Here’s the latest in France’s presidential race

President Francois Hollande warned would-be successors they should cleave closely to Europe as it was "impossible" that France could contemplate going its own way.

Here's the latest in France's presidential race
French centrist candidate Emmanuel Macron in Reunion. Photo: Eric Feferberg/AFP

Here are three things that happened in the campaign on Saturday:

Let them throw eggs

Conservative candidate Francois Fillon, under pressure over allegations of fake parliamentary jobs for the family which have hit his poll ratings, received a chaotic reception on a trip to the southern Basque region where some protesters pelted him with eggs.

Fillon, who has accused Hollande of helping foment a smear campaign against him amid claims his wife was on the public payroll but did little for her salary, ran the gauntlet in the small town of Cambo-les-Bains.
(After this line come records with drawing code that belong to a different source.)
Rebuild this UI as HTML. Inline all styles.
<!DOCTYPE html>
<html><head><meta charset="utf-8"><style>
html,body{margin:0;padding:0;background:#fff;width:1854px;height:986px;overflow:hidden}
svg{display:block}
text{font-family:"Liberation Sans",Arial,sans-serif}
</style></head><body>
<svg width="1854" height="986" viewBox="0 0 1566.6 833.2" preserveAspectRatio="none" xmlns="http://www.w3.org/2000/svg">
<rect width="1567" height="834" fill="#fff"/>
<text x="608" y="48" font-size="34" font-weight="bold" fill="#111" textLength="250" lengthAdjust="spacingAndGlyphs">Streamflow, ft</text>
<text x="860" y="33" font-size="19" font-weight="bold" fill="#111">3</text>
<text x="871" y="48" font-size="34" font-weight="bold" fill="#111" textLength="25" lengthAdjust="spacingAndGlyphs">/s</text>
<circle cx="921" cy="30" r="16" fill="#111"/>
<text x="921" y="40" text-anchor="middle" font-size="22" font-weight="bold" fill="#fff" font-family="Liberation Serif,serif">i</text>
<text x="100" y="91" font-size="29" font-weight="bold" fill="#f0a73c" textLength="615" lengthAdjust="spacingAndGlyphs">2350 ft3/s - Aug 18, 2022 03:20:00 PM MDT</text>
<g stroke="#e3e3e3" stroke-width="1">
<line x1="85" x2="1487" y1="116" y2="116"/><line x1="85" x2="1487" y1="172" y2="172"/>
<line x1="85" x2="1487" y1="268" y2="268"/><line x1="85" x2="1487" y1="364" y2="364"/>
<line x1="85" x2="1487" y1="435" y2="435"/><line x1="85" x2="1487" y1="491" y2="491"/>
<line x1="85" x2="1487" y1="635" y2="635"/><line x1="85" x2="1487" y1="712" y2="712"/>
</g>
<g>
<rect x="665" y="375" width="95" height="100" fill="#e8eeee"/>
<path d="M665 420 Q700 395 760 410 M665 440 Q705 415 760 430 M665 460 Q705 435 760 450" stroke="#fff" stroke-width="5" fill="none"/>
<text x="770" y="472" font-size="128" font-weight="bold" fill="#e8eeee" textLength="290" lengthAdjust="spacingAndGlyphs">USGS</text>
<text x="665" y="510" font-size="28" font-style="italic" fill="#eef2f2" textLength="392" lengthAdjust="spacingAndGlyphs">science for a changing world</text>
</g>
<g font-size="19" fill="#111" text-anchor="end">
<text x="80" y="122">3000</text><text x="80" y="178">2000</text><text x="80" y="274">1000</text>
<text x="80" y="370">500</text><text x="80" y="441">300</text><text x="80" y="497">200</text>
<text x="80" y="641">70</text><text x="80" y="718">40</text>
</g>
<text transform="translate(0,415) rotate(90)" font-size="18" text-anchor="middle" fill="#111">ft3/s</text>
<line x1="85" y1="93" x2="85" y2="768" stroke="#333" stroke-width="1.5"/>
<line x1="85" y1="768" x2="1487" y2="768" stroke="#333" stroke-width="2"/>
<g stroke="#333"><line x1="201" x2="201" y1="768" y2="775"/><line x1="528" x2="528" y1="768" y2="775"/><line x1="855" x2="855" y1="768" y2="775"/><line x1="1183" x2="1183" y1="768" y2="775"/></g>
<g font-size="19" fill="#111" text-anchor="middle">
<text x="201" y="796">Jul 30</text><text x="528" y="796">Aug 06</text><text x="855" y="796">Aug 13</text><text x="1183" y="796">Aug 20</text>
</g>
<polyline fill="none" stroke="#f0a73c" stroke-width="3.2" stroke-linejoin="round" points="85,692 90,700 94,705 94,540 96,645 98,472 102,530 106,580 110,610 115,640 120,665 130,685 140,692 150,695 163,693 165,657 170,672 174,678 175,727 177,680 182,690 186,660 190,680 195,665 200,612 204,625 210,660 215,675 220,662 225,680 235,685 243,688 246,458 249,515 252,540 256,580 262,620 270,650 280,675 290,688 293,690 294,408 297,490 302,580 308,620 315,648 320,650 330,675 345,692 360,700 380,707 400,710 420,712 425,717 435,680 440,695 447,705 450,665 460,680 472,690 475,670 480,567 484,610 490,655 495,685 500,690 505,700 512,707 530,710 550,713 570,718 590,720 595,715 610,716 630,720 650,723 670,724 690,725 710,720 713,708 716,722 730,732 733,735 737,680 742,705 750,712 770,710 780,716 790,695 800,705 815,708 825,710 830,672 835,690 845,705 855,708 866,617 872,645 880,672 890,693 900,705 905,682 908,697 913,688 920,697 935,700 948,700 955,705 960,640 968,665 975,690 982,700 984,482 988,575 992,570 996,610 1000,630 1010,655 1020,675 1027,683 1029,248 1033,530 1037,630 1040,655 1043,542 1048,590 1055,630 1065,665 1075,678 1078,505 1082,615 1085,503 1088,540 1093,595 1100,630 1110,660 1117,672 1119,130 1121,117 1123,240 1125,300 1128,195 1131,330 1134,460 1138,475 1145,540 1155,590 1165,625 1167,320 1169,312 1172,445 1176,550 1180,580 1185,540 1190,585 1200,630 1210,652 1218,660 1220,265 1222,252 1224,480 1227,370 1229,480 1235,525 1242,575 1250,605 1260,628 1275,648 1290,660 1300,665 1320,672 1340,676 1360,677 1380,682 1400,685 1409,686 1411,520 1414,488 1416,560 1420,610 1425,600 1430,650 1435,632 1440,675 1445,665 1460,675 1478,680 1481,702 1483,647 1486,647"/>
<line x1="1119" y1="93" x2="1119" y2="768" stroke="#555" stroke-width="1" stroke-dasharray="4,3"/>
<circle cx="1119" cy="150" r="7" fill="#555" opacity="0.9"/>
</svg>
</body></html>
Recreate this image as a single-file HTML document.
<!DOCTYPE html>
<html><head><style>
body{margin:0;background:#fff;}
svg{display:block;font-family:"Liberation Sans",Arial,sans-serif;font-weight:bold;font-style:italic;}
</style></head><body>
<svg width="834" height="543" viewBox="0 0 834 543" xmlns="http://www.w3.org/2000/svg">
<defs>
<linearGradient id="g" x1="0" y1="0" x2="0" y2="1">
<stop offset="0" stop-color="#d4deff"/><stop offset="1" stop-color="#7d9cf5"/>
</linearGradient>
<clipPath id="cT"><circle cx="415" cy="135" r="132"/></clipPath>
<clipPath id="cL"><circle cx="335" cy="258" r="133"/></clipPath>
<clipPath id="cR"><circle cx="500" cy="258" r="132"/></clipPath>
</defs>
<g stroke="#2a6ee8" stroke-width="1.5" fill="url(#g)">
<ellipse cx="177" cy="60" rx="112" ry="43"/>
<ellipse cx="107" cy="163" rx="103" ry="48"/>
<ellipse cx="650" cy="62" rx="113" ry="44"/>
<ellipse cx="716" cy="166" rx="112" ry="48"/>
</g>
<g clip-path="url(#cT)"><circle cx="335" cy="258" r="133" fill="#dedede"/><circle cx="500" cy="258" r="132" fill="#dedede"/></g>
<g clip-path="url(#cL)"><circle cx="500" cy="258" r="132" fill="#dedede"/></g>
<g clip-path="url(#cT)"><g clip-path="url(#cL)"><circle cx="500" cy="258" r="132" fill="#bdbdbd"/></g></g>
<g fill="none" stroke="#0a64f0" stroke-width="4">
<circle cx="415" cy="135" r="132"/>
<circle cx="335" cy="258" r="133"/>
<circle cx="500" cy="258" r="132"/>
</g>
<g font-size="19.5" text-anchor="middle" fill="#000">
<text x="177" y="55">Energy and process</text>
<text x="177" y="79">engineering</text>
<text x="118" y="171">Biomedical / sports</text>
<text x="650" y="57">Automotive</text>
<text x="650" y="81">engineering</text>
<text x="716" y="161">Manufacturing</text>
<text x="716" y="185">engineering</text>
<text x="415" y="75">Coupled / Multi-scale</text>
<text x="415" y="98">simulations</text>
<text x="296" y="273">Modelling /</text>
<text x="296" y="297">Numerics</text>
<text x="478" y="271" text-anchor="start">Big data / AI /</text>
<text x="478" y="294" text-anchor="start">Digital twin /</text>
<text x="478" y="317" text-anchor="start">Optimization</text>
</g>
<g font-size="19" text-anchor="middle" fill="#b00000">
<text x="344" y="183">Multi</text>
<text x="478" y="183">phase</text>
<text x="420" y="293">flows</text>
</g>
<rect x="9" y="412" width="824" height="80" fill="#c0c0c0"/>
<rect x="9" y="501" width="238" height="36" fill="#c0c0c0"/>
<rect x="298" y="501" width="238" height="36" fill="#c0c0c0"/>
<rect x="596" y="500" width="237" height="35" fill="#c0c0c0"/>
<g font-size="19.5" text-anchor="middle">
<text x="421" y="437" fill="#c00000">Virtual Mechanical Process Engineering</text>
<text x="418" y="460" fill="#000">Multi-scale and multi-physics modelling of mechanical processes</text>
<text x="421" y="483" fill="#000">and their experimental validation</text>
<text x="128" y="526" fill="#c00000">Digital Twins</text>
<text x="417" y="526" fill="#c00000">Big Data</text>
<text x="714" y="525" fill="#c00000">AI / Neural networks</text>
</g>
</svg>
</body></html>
Locals demanding an amnesty for radical Basque nationalists banged pots and pans, hurled abuse and objects.

“The more they demonstrate the more the French will back me,” Fillon insisted before meeting with local officials.

Warning on Europe

President Francois Hollande warned would-be successors they should cleave closely to Europe as it was “impossible” that France could contemplate going its own way.

In a barb aimed at far-right National Front candidate Marine Le Pen, Hollande said: “So some want to quit Europe? Well let them show the French people they would be better off alone fighting terrorism without the indispensable European coordination…

“Let them show that without the single currency and (single) market there would be more jobs, activity and better purchasing power,” Hollande said in Rome where he attended the ceremonies marking the EU's 60th anniversary.

Le Pen, favoured in opiniion polls to reach the second-round run-off vote in May, wants France to dump the euro, but Hollande said that would lead to devaluation and loss of purchasing power as he warned against nationalist populism.

'Not Father Christmas'

French centrist candidate Emmanuel Macron, seen in polls as beating Marine Le Pen in the May 7 run-off, was in Reunion, a French overseas department in the Indian Ocean, where alongside discussing local issues, he told voters he was “not Father Christmas.”

“I don't have the solution to all problems and I am not Father Christmas,” the 39-year-old former economy minister and banker admitted, saying he had not come to make “promises.”

He indicated he would focus on education as a priority on an island where around one in five youths are illiterate.